Only 40-55% of soldiers indicated they would report a unit member for injury or killing an innocent non-combatant.


Where should trials be conducted when crimes are committed on deployment? This has proven to be a messy issue. Plainly, it is unwise to create an incentive for GIs to commit crimes in order to get a ticket home. Similarly, key witnesses, both soldiers and local civilians, will be more readily available (and more likely to testify) if the trial is conducted in the country in which the offense was committed. A local trial also makes it easier to reassure local residents that the visiting force is taking active measures to punish the guilty.


American practice remains inconsistent. Some branches of the military have tried cases “in-country,” nearer to the scene of the crime, while others have tended to ship them back to the continental US for trial. At the very least, doing so reduces the chance of local unrest if there is an acquittal or what seems to be an unduly lenient sentence.


After WW2, the only people who took any interest in military commissions were legal historians. That ended suddenly soon after 9/11, when President Bush signed a “military order” authorizing revived military commissions to prosecute unlawful enemy combatants.


The procedures failed to meet contemporary standards in large part because the Bush administration had worked from a WW2-vintage model that did not reflect any of the intervening dramatic changes in military justice or the criminal justice revolution, much less the growing body of human rights law.

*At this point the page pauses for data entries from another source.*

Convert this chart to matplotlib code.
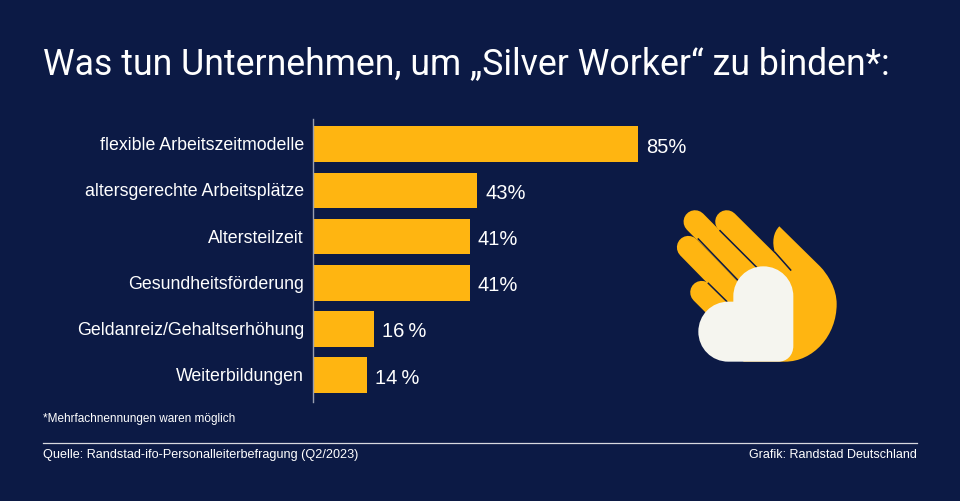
import matplotlib
matplotlib.use('Agg')
import matplotlib.pyplot as plt
from matplotlib.path import Path
from matplotlib.patches import PathPatch
from matplotlib.transforms import ScaledTranslation

categories = ['flexible Arbeitszeitmodelle', 'altersgerechte Arbeitsplätze', 'Altersteilzeit',
              'Gesundheitsförderung', 'Geldanreiz/Gehaltserhöhung', 'Weiterbildungen']
values = [85, 43, 41, 41, 16, 14]
value_labels = ['85%', '43%', '41%', '41%', '16\u2009%', '14\u2009%']
title = 'Was tun Unternehmen, um „Silver Worker“ zu binden*:'
footnote = '*Mehrfachnennungen waren möglich'
source = 'Quelle: Randstad-ifo-Personalleiterbefragung (Q2/2023)'
credit = 'Grafik: Randstad Deutschland'

NAVY = '#0c1a45'
YELLOW = '#ffb511'
CREAM = '#f5f5ef'
W, H = 960, 502

plt.rcParams['font.family'] = ['Liberation Sans', 'DejaVu Sans']
fig = plt.figure(figsize=(9.6, 5.02), dpi=100, facecolor=NAVY)

# chart axes, left edge on the baseline
ax = fig.add_axes([313 / W, (H - 402.5) / H, (W - 313) / W, 283 / H], facecolor='none')
ax.barh(range(len(values)), values, height=0.77, color=YELLOW)
ax.set_xlim(0, (W - 313) / 3.825)
ax.set_ylim(5.568, -0.557)
ax.set_yticks(range(len(categories)), categories)
ax.tick_params(axis='y', length=0, pad=6.5, labelsize=12.75, labelcolor='white')
for lab in ax.get_yticklabels():
    lab.set_transform(lab.get_transform() + ScaledTranslation(0, 1.5 / 100, fig.dpi_scale_trans))
ax.set_xticks([])
for s in ['top', 'right', 'bottom']:
    ax.spines[s].set_visible(False)
ax.spines['left'].set_color('#9a9fb0')
ax.spines['left'].set_linewidth(1)
for i, v in enumerate(values):
    ax.text(v + 2.1, i + 0.04, value_labels[i], color='white', fontsize=14.5, va='center', ha='left')

# overlay in pixel coordinates for texts, rule and icon
ov = fig.add_axes([0, 0, 1, 1], facecolor='none')
ov.set_xlim(0, W)
ov.set_ylim(H, 0)
ov.axis('off')
ov.text(43, 64, title, color='white', fontsize=25.7, family=['Roboto', 'DejaVu Sans'], va='center', ha='left')
ov.text(43, 419, footnote, color='white', fontsize=8.5, va='center', ha='left')
ov.text(43, 455, source, color='white', fontsize=9.05, va='center', ha='left')
ov.text(917, 455, credit, color='white', fontsize=9, va='center', ha='right')
ov.plot([43, 917], [443.5, 443.5], color='#d8d9df', lw=0.9)


def zx(p):
    return (660 + p[0] / 3, 190 + p[1] / 3)


# hand icon, points taken from the zoomed crop
fingers = [((105, 98), (285, 280)), ((200, 98), (365, 262)), ((85, 175), (225, 318)), ((125, 310), (195, 380))]
for a, b in fingers:
    a, b = zx(a), zx(b)
    ov.plot([a[0], b[0]], [a[1], b[1]], color=YELLOW, lw=16.5, solid_capstyle='round', zorder=2)

M, L, C, Z = Path.MOVETO, Path.LINETO, Path.CURVE4, Path.CLOSEPOLY
palm = [(358, 112), (480, 232), (505, 258), (530, 300), (530, 345), (530, 440), (460, 518), (375, 518),
        (250, 518), (250, 300), (345, 190), (335, 160), (340, 130), (358, 112), (358, 112)]
palm_codes = [M, L, C, C, C, C, C, C, L, L, L, C, C, C, Z]
ov.add_patch(PathPatch(Path([zx(p) for p in palm], palm_codes), fc=YELLOW, ec='none', zorder=3))

gaps = [((115, 150), (232, 272)), ((180, 125), (290, 235)), ((145, 283), (200, 337)), ((345, 190), (392, 243))]
for a, b in gaps:
    a, b = zx(a), zx(b)
    ov.plot([a[0], b[0]], [a[1], b[1]], color=NAVY, lw=1.1, zorder=4)

k = 50
heart = [(220, 338), (220, 322), (220, 322 - k), (260, 232), (310, 232), (360, 232), (400, 322 - k), (400, 322),
         (400, 470), (400, 500), (380, 518), (355, 518), (205, 518), (205 - k, 518), (115, 478),
         (115, 428), (115, 378), (205 - k, 338), (205, 338), (220, 338)]
heart_codes = [M, L] + [C] * 6 + [L] + [C] * 3 + [L] + [C] * 6 + [Z]
ov.add_patch(PathPatch(Path([zx(p) for p in heart], heart_codes), fc=CREAM, ec='none', zorder=5))

fig.savefig('out.png', dpi=100, facecolor=NAVY)
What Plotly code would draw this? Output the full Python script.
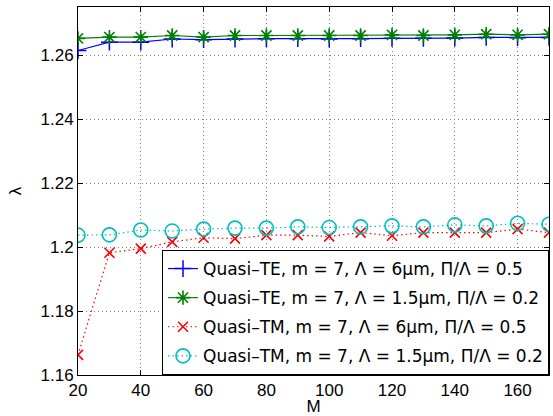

Military justice is generally change-adverse. Countries that have workable systems tend to resist change absent some compelling reason. The reasons for this are both cultural and practical. Culturally, military leaders tend to be conservative. Practically, resistance to change is defended on the basis that any tinkering may jeopardize national security in a dangerous time or neighborhood. It is also a fact that in many countries legislators are likely to defer to the judgment of military officers.